An even more macho application of needlecraft is evident in a
frankly terrifying Jolly Roger which flew atop HMS
Trenchant in the Second World War. In a gross understatement, the exhibition
notes inform us that Jolly Rogers like this one featured "symbols
referring to the vessel's various engagements". The "various
engagements" are the sinking and capturing of German ships. Appliqué, as
employed here, and other textile crafts, have become the site of subversion
over the course of the twentieth and beginning of the twenty first century; we
see an early subversive, piratical use here. This is textiles divorced from the
drawing room and any shred of domesticity; made entirely masculine.
Alongside the woolwork depictions of ships and “sailors’
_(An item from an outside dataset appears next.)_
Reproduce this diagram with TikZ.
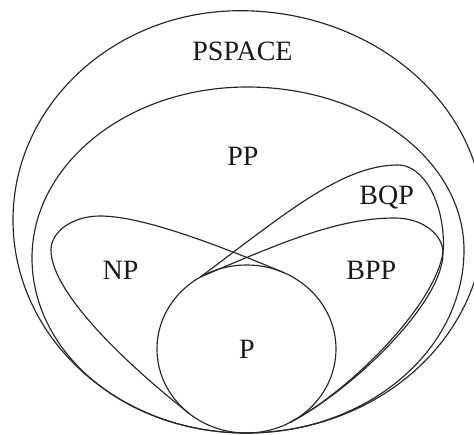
\documentclass[tikz,border=0pt]{standalone}
\usepackage{fontspec}
\setmainfont{Liberation Serif}
\begin{document}
\begin{tikzpicture}[x=1pt,y=-1pt,
  region/.style={draw=black!85, line width=1.15pt},
  lbl/.style={font=\fontsize{28}{30}\selectfont, anchor=base, inner sep=0pt, text=black!90}]
\useasboundingbox (0,0) rectangle (474,434);
\clip (0,0) rectangle (474,434);
% PSPACE
\draw[region] (246,433) .. controls (117.4,433) and (13,337.6) .. (13,220)
  .. controls (13,104.6) and (114.7,10.7) .. (240,10.7)
  .. controls (374.7,10.7) and (484,105.4) .. (484,222)
  .. controls (484,338.5) and (377.4,433) .. (246,433) -- cycle;
% PP
\draw[region] (246,433) .. controls (127.9,433) and (32,354.6) .. (32,258)
  .. controls (32,163.6) and (128.3,87) .. (247,87)
  .. controls (366.8,87) and (464,160) .. (464,250)
  .. controls (464,351) and (366.3,433) .. (246,433) -- cycle;
% NP
\draw[region] (189,413.3) .. controls (118.3,357.6) and (51,290) .. (51,250)
  .. controls (51,231.2) and (73,216) .. (100,216)
  .. controls (140,216) and (209.2,241.4) .. (283,272.3);
% BPP
\draw[region] (200.4,277) .. controls (283.3,241.8) and (338,218) .. (395,218)
  .. controls (421.5,218) and (443,233.7) .. (443,253)
  .. controls (443,303) and (352.1,390.1) .. (290,422.4);
% BQP
\draw[region] (200.4,277) .. controls (288.4,211) and (343,165) .. (398,165)
  .. controls (423,165) and (443.5,201) .. (443.5,245)
  .. controls (443.5,297) and (352.1,390.1) .. (290,422.4);
% P
\draw[region] (246.5,349) ellipse [x radius=89.5pt, y radius=84pt];
\node[lbl] (pspace) at (242.5,60.7) {PSPACE};
\node[lbl] (pp) at (243,165) {PP};
\node[lbl] (bqp) at (386.7,204) {BQP};
\node[lbl] (np) at (120.5,279) {NP};
\node[lbl] (bpp) at (371.3,279) {BPP};
\node[lbl] (p) at (247,358) {P};
\end{tikzpicture}
\end{document}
valentines” are works of art of a more traditional nature; almost good enough
for the Royal Academy. Appropriately
given the flavour of the exhibition, these paintings are by a rag and bone man;
Alfred Wallis of St Ives. His naive paintings recall his youth at sea. Unlike
the artists who neighbour his paintings, Wallis had some art world success with
his work, mostly due to his friendships with the St Ives artists’ colony.
Another folk artist who had success during her lifetime was
Mary Linwood, an embroidery copyist of Old Masters. She was not accepted into
the patriarchal art establishment, doubtless because her naturalistic, immense
silk shadings posed too much of a “bauble”, but nevertheless enjoyed
considerable success. However, she fell from grace with the advent of “art
needlework”, when, ironically, embroidery artists and designers aped a folk art,
pre-industrial style.
As with all that is fashionable, art is cyclical; the Royal
Academy may once have been up in arms about the daintily hand crafted, but
contemporary artists such as Tracey Emin and Grayson Perry have made careers
from borrowing from craft. Turner Prize winner Jeremy Deller celebrates folk
art in his work, and creates new folk heroes. Doubtless the time will come
again when folk art falls out of favour. This would make it all the more vital
to celebrate it for what it is; art by the people, for the people.